I mean, for instance, I can publicly disagree with a law that makes it a crime to shout "fire" in a crowded theater, or, even more dangerously, to call for violence toward an individual or group. In disagreeing with such a law, I am not shouting in a theater, or calling for violence toward anyone, and there are no legal repercussions. Even if I disagree with such laws not on the grounds of a belief in freedom of speech but because I believe one should be free to shout in a theater or call for violence to be done, I am still not in violation of the law so long as I am not calling for such action -- only disagreeing with the criminalizing of it. The "Boycott Law," on the other hand, takes things to a whole new level.

Let's say an influential individual -- a businessman, an artist, a politician -- publicly disagrees with the law because, in fact, ideologically he is favor of some particular boycott or another. Bang! An aggrieved party, in tandem with the government itself, can step forward and claim that by publicly stating his opposition to the law this individual is, in effect, promoting a boycott against the aggrieved party. So let's change this influential individual's motivation for a moment -- let's say he is against the law not because of a support for any particular boycott, but because he believes the law to be undemocratic. Bang! An aggrieved party, in tandem with the government, can still come forward and say -- "Who cares what his reasons are for opposing the law? He's a prominent figure, and by openly opposing this law he is influencing those who might be outraged by such a law to actually call for a boycott!"

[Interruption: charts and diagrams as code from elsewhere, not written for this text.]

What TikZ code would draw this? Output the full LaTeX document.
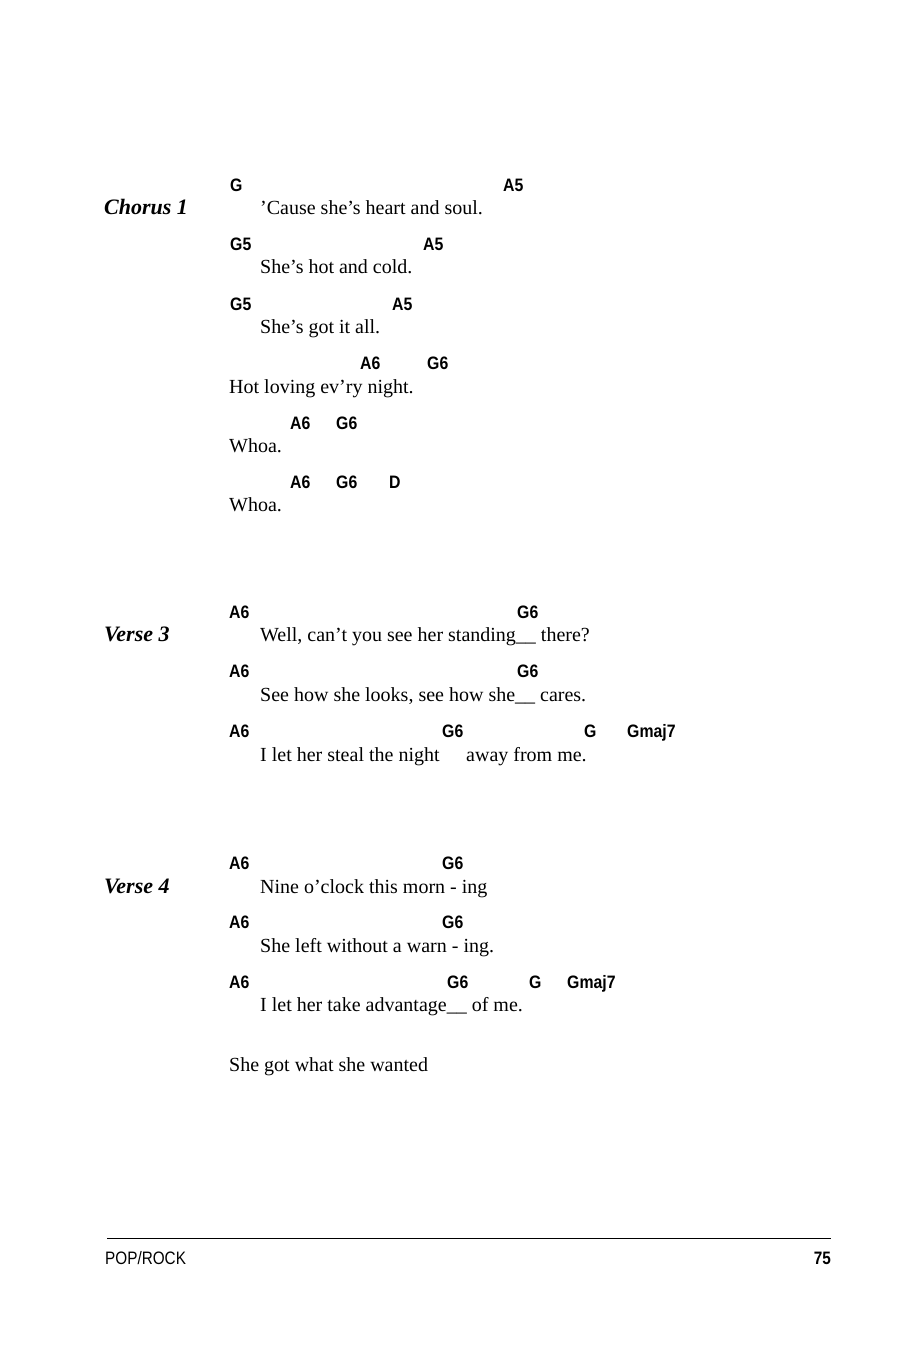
\documentclass[tikz,border=0pt]{standalone}
\usepackage{fontspec}
\setmainfont{Liberation Serif}
\newfontfamily\chordfont{Liberation Sans}[FakeStretch=0.88]
\newfontfamily\footfont{Liberation Sans}[FakeStretch=0.85]
\begin{document}
\begin{tikzpicture}[x=1pt,y=-1pt,
  ly/.style={anchor=base west,inner sep=0pt,font=\fontsize{20}{22}\selectfont,yshift=-7pt},
  ch/.style={anchor=base west,inner sep=0pt,font=\chordfont\bfseries\fontsize{18}{20}\selectfont,yshift=-7pt},
  sec/.style={anchor=base west,inner sep=0pt,font=\bfseries\itshape\fontsize{22}{24}\selectfont,yshift=-7pt}]
\useasboundingbox (0,0) rectangle (900,1350);
\node[sec] (c1) at (104,207) {Chorus 1};
\node[ch] (a1) at (230,184) {G};
\node[ch] (a2) at (503,184) {A5};
\node[ly] (l1) at (260,207) {’Cause she’s heart and soul.};
\node[ch] (b1) at (230,243) {G5};
\node[ch] (b2) at (423,243) {A5};
\node[ly] (l2) at (260,266) {She’s hot and cold.};
\node[ch] (c1a) at (230,303) {G5};
\node[ch] (c2) at (392,303) {A5};
\node[ly] (l3) at (260,326) {She’s got it all.};
\node[ch] (d1) at (360,362) {A6};
\node[ch] (d2) at (427,362) {G6};
\node[ly] (l4) at (229,386) {Hot loving ev’ry night.};
\node[ch] (e1) at (290,422) {A6};
\node[ch] (e2) at (336,422) {G6};
\node[ly] (l5) at (229,445) {Whoa.};
\node[ch] (f1) at (290,481) {A6};
\node[ch] (f2) at (336,481) {G6};
\node[ch] (f3) at (389,481) {D};
\node[ly] (l6) at (229,504) {Whoa.};
\node[sec] (v3) at (104,634) {Verse 3};
\node[ch] (g1) at (229,611) {A6};
\node[ch] (g2) at (517,611) {G6};
\node[ly] (l7) at (260,634) {Well, can’t you see her standing\_\_ there?};
\node[ch] (h1) at (229,670) {A6};
\node[ch] (h2) at (517,670) {G6};
\node[ly] (l8) at (260,694) {See how she looks, see how she\_\_ cares.};
\node[ch] (i1) at (229,730) {A6};
\node[ch] (i2) at (442,730) {G6};
\node[ch] (i3) at (584,730) {G};
\node[ch] (i4) at (627,730) {Gmaj7};
\node[ly] (l9) at (260,754) {I let her steal the night};
\node[ly] (l9b) at (466,754) {away from me.};
\node[sec] (v4) at (104,886) {Verse 4};
\node[ch] (j1) at (229,862) {A6};
\node[ch] (j2) at (442,862) {G6};
\node[ly] (l10) at (260,886) {Nine o’clock this morn - ing};
\node[ch] (k1) at (229,921) {A6};
\node[ch] (k2) at (442,921) {G6};
\node[ly] (l11) at (260,945) {She left without a warn - ing.};
\node[ch] (m1) at (229,981) {A6};
\node[ch] (m2) at (447,981) {G6};
\node[ch] (m3) at (529,981) {G};
\node[ch] (m4) at (567,981) {Gmaj7};
\node[ly] (l12) at (260,1004) {I let her take advantage\_\_ of me.};
\node[ly] (l13) at (229,1064) {She got what she wanted};
\draw[line width=0.8pt] (107,1238) -- (831,1238);
\node[anchor=base west,inner sep=0pt,font=\footfont\fontsize{18}{20}\selectfont,yshift=-7pt] (ft) at (105,1257) {POP/ROCK};
\node[anchor=base east,inner sep=0pt,font=\footfont\bfseries\fontsize{18}{20}\selectfont,yshift=-7pt] (pg) at (831,1257) {75};
\end{tikzpicture}
\end{document}
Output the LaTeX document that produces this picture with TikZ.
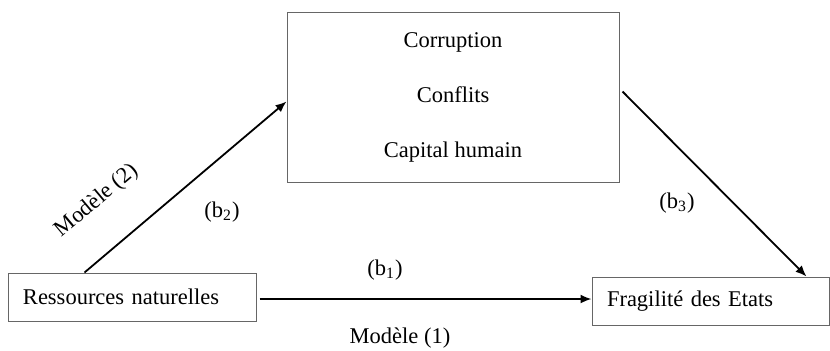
\documentclass[tikz,border=0pt]{standalone}
\usepackage{fontspec}
\setmainfont{Liberation Serif}
\usetikzlibrary{arrows.meta}
\tikzset{
	varbox/.style={draw=black!60,line width=0.5pt,inner xsep=7.5pt,inner ysep=0pt,
		minimum height=24pt,align=left,font=\fontsize{11.25}{13}\selectfont},
	effect/.style={-{Latex[length=5.5pt,width=4.5pt]},line width=0.9pt},
	coef/.style={font=\fontsize{11.25}{13}\selectfont,inner sep=0pt}
}
\begin{document}
\begin{tikzpicture}[x=0.5pt,y=-0.5pt]
				\useasboundingbox (0,0) rectangle (830,350);
				\node[varbox,text width=109pt] (res) at (132,297) {Ressources naturelles};
				\node[varbox,text width=103.5pt] (frag) at (710.5,301) {Fragilité des Etats};
				\node[draw=black!60,line width=0.5pt,minimum width=166pt,minimum height=85pt,align=center,
					font=\fontsize{11.25}{27.5}\selectfont] (med) at (453,97) {Corruption\\Conflits\\Capital humain};
				\coordinate (b2start) at ([xshift=38.5pt]res.north west);
				\coordinate (b2end) at ([yshift=-45pt]med.north west);
				\coordinate (b3start) at ([yshift=-40pt,xshift=1.5pt]med.north east);
				\coordinate (b3end) at ([xshift=107.5pt]frag.north west);
				\draw[effect] (b2start) -- (b2end);
				\draw[effect] (b3start) -- (b3end);
				\draw[effect] ([xshift=1.5pt,yshift=-1pt]res.east) -- ([yshift=-1pt]res.east -| frag.west);
				\node[coef] (lb1) at (385,270) {(b\textsubscript{1})};
				\node[coef] (lb2) at (222,212) {(b\textsubscript{2})};
				\node[coef] (lb3) at (677,203) {(b\textsubscript{3})};
				\node[coef] (m1) at (400,338) {Modèle (1)};
				\node[coef,rotate=40] (m2) at (97,201) {Modèle (2)};
			\end{tikzpicture}
\end{document}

And this doesn't even begin to describe the impact of this legislation on the rights of expression of the hundreds of thousands of ordinary citizens either directly employed by the government or whose livelihoods are tangentially connected to it. Freedom of speech is a memory. Israel is well on its way down the slippery slope into a totalitarian nightmare.

When Hitler did it, we could blame the Germans. When Mao did it, we could blame the Chinese. When the Kremlin did it, we could blame the Russians. When McCarthy did it, we could blame the Irish. But this time -- barring the unlikely event that the forty-seven members of the Knesset who voted for this law were all adopted -- we can only blame ourselves.